Many different types of relationships can exist between a charity’s national office and its chapters. Here are three possible relationships chapters:

  1. The national office performs certain functions, such as developing educational or fund-raising materials but does not supervise affiliates. In this case, the local chapters are incorporated separately from the national office and each applies for its own tax-exempt status from the IRS. Each local chapter’s programs and fund-raising is under the control of the chapter’s local board of directors. To support the national office, the local affiliates purchase materials produced by it or send it a small percentage of their locally collected funds.
  2. The organization’s national office and affiliates function as one centralized unit under the control of a national board of directors. All income and expenses are channeled through the national office. In this case, the chapters are not separate legal entities and have only limited authority, as stated in their charter agreements with the national office.
  3. Most national/chapter relationships fall somewhere between the two extremes in the preceding two paragraphs.
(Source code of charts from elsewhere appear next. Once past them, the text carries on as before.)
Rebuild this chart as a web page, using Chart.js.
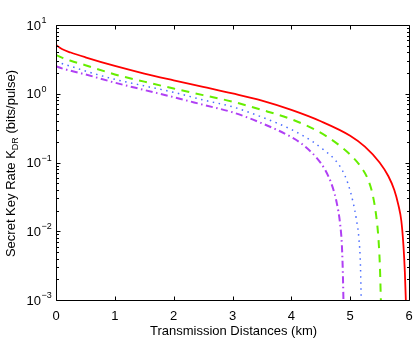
<!DOCTYPE html>
<html><head><meta charset="utf-8">
<script src="https://cdn.jsdelivr.net/npm/chart.js@4.4.0/dist/chart.umd.min.js"></script>
<style>html,body{margin:0;padding:0;background:#fff;}#wrap{width:415px;height:341px;position:relative;}</style>
</head><body><div id="wrap"><canvas id="c"></canvas></div>
<script>
// ---- data ----
const xTickValues = [0, 1, 2, 3, 4, 5, 6];
const yTickExponents = [-3, -2, -1, 0, 1];
const xTitle = 'Transmission Distances (km)';
const yTitleMain = 'Secret Key Rate K';
const yTitleSub = 'DR';
const yTitleTail = ' (bits/pulse)';

const redX = [0, 0.1, 0.25, 0.5, 1, 1.5, 2, 2.5, 3, 3.5, 4, 4.5, 5, 5.25, 5.5, 5.65, 5.75, 5.82, 5.87, 5.905, 5.93, 5.95];
const redY = [5.13, 4.47, 3.98, 3.39, 2.54, 1.97, 1.57, 1.26, 1.01, 0.794, 0.582, 0.398, 0.245, 0.170, 0.100, 0.0631, 0.0398, 0.0240, 0.0141, 0.0063, 0.0025, 0.00079];

const greenX = [0, 0.1, 0.25, 0.5, 1, 1.5, 2, 2.5, 3, 3.5, 4, 4.35, 4.6, 4.83, 5.03, 5.18, 5.3, 5.38, 5.44, 5.48, 5.505, 5.525];
const greenY = [3.67, 3.35, 3.02, 2.60, 1.91, 1.50, 1.19, 0.955, 0.767, 0.582, 0.427, 0.316, 0.240, 0.174, 0.123, 0.0871, 0.0575, 0.0347, 0.0174, 0.00794, 0.00316, 0.00079];

const blueX = [0, 0.1, 0.25, 0.5, 1, 1.5, 2, 2.5, 3, 3.5, 4, 4.35, 4.54, 4.74, 4.87, 4.96, 5.05, 5.11, 5.15, 5.175, 5.19];
const blueY = [2.94, 2.75, 2.51, 2.14, 1.62, 1.30, 1.05, 0.813, 0.646, 0.457, 0.302, 0.204, 0.155, 0.110, 0.0759, 0.0501, 0.0263, 0.0141, 0.00759, 0.00316, 0.00079];

const purpleX = [0, 0.1, 0.25, 0.5, 1, 1.5, 2, 2.5, 3, 3.5, 4, 4.18, 4.43, 4.57, 4.69, 4.77, 4.83, 4.86, 4.877, 4.888];
const purpleY = [2.51, 2.34, 2.16, 1.91, 1.45, 1.135, 0.891, 0.692, 0.537, 0.372, 0.234, 0.186, 0.117, 0.0794, 0.0468, 0.0263, 0.0126, 0.00603, 0.00224, 0.00079];

function pts(xs, ys) { return xs.map((x, i) => ({ x: x, y: ys[i] })); }

const FONT = '"Liberation Sans", Arial, Helvetica, sans-serif';

const axesPlugin = {
  id: 'matlabAxes',
  afterDatasetsDraw(chart) {
    const ctx = chart.ctx, a = chart.chartArea;
    const xs = chart.scales.x, ys = chart.scales.y;
    const L = Math.round(a.left) + 0.5, R = Math.round(a.right) + 0.5;
    const T = Math.round(a.top) + 0.5, B = Math.round(a.bottom) + 0.5;
    ctx.save();
    ctx.strokeStyle = '#000';
    ctx.lineWidth = 1;
    ctx.beginPath();
    ctx.rect(L, T, R - L, B - T);
    ctx.stroke();
    ctx.beginPath();
    xTickValues.forEach(v => {
      const px = Math.round(xs.getPixelForValue(v)) + 0.5;
      ctx.moveTo(px, B); ctx.lineTo(px, B - 4);
      ctx.moveTo(px, T); ctx.lineTo(px, T + 4);
    });
    yTickExponents.forEach(e => {
      const py = Math.round(ys.getPixelForValue(Math.pow(10, e))) + 0.5;
      ctx.moveTo(L, py); ctx.lineTo(L + 4, py);
      ctx.moveTo(R, py); ctx.lineTo(R - 4, py);
      if (e < 1) {
        for (let m = 2; m <= 9; m++) {
          const qy = Math.round(ys.getPixelForValue(m * Math.pow(10, e))) + 0.5;
          ctx.moveTo(L, qy); ctx.lineTo(L + 2.5, qy);
          ctx.moveTo(R, qy); ctx.lineTo(R - 2.5, qy);
        }
      }
    });
    ctx.stroke();
    ctx.restore();
  },
  afterDraw(chart) {
    const ctx = chart.ctx, a = chart.chartArea;
    const xs = chart.scales.x, ys = chart.scales.y;
    ctx.save();
    ctx.fillStyle = '#000';
    ctx.font = '13px ' + FONT;
    ctx.textAlign = 'center';
    ctx.textBaseline = 'alphabetic';
    xTickValues.forEach(v => {
      ctx.fillText(String(v), xs.getPixelForValue(v), 319.5);
    });
    ctx.textAlign = 'left';
    yTickExponents.forEach(e => {
      const py = ys.getPixelForValue(Math.pow(10, e));
      ctx.font = '13px ' + FONT;
      ctx.fillText('10', 26.5, py + 4.5);
      const w = ctx.measureText('10').width;
      ctx.font = '9px ' + FONT;
      ctx.fillText(e < 0 ? '\u2212' + Math.abs(e) : String(e), 26.5 + w + 0.5, py - 2);
    });
    ctx.font = '13px ' + FONT;
    ctx.textAlign = 'center';
    ctx.fillText(xTitle, (a.left + a.right) / 2 + 1, 334.5);
    ctx.translate(15, (a.top + a.bottom) / 2 + 1);
    ctx.rotate(-Math.PI / 2);
    ctx.textAlign = 'left';
    ctx.font = '13px ' + FONT;
    const w1 = ctx.measureText(yTitleMain).width;
    const w3 = ctx.measureText(yTitleTail).width;
    ctx.font = '9px ' + FONT;
    const w2 = ctx.measureText(yTitleSub).width;
    let x0 = -(w1 + w2 + w3) / 2;
    ctx.font = '13px ' + FONT;
    ctx.fillText(yTitleMain, x0, 0);
    ctx.font = '9px ' + FONT;
    ctx.fillText(yTitleSub, x0 + w1, 3.3);
    ctx.font = '13px ' + FONT;
    ctx.fillText(yTitleTail, x0 + w1 + w2, 0);
    ctx.restore();
  }
};

new Chart(document.getElementById('c'), {
  type: 'line',
  data: {
    datasets: [
      { data: pts(purpleX, purpleY), borderColor: '#b040f4', borderWidth: 2, borderDash: [7, 3.5, 1.5, 3.5] },
      { data: pts(blueX, blueY), borderColor: '#4a6cff', borderWidth: 1.5, borderDash: [1.5, 4.5] },
      { data: pts(greenX, greenY), borderColor: '#66ee00', borderWidth: 2, borderDash: [8, 6.5] },
      { data: pts(redX, redY), borderColor: '#ff0000', borderWidth: 1.8 }
    ]
  },
  options: {
    responsive: true,
    maintainAspectRatio: false,
    animation: false,
    layout: { padding: { left: 56, right: 6, top: 25, bottom: 41 } },
    plugins: { legend: { display: false }, tooltip: { enabled: false } },
    elements: { point: { radius: 0 }, line: { cubicInterpolationMode: 'monotone', fill: false } },
    scales: {
      x: { type: 'linear', min: 0, max: 6, display: false },
      y: { type: 'logarithmic', min: 0.001, max: 10, display: false }
    }
  },
  plugins: [axesPlugin]
});
</script>
</body></html>
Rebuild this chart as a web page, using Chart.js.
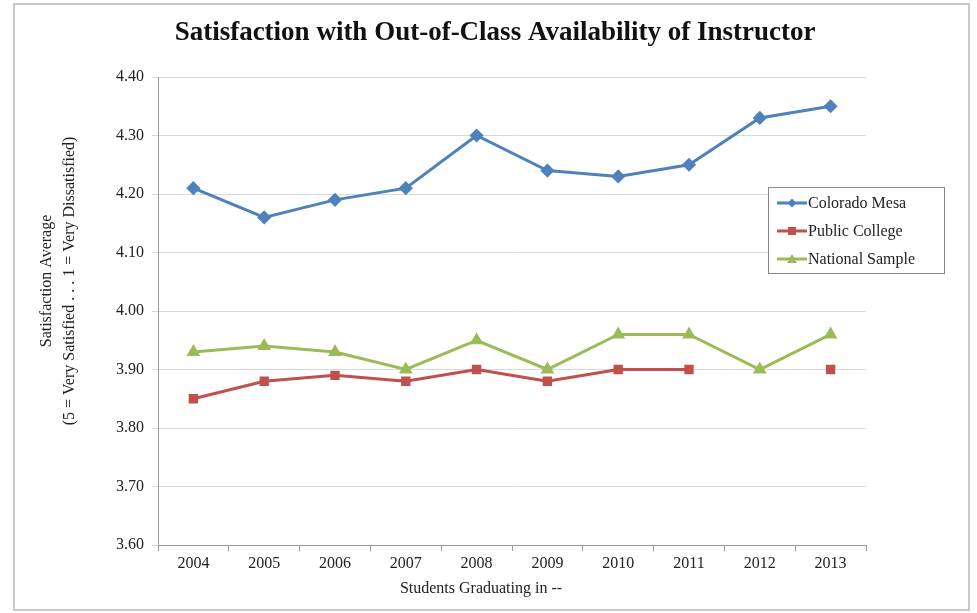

In such a case, both the national office and the local affiliates share some level of authority. Local chapters may or may not be separately incorporated, but all have their own governing boards, some of which share control with the national office. The charity may have statewide affiliates that perform functions at the state level. With this structure, there is usually a fund sharing or dues formula between the local affiliates and the national office.

Caution: The bottom line for you is that, depending on the organization’s structure, the local affiliate may carry out different activities from those of the national office. It is important to inquire about this difference. In addition, donors may want to identify how much of a local affiliate’s contributions are spent on local programs.

Caution: When considering a donation to a local chapter, it is wise to check out the chapter separately.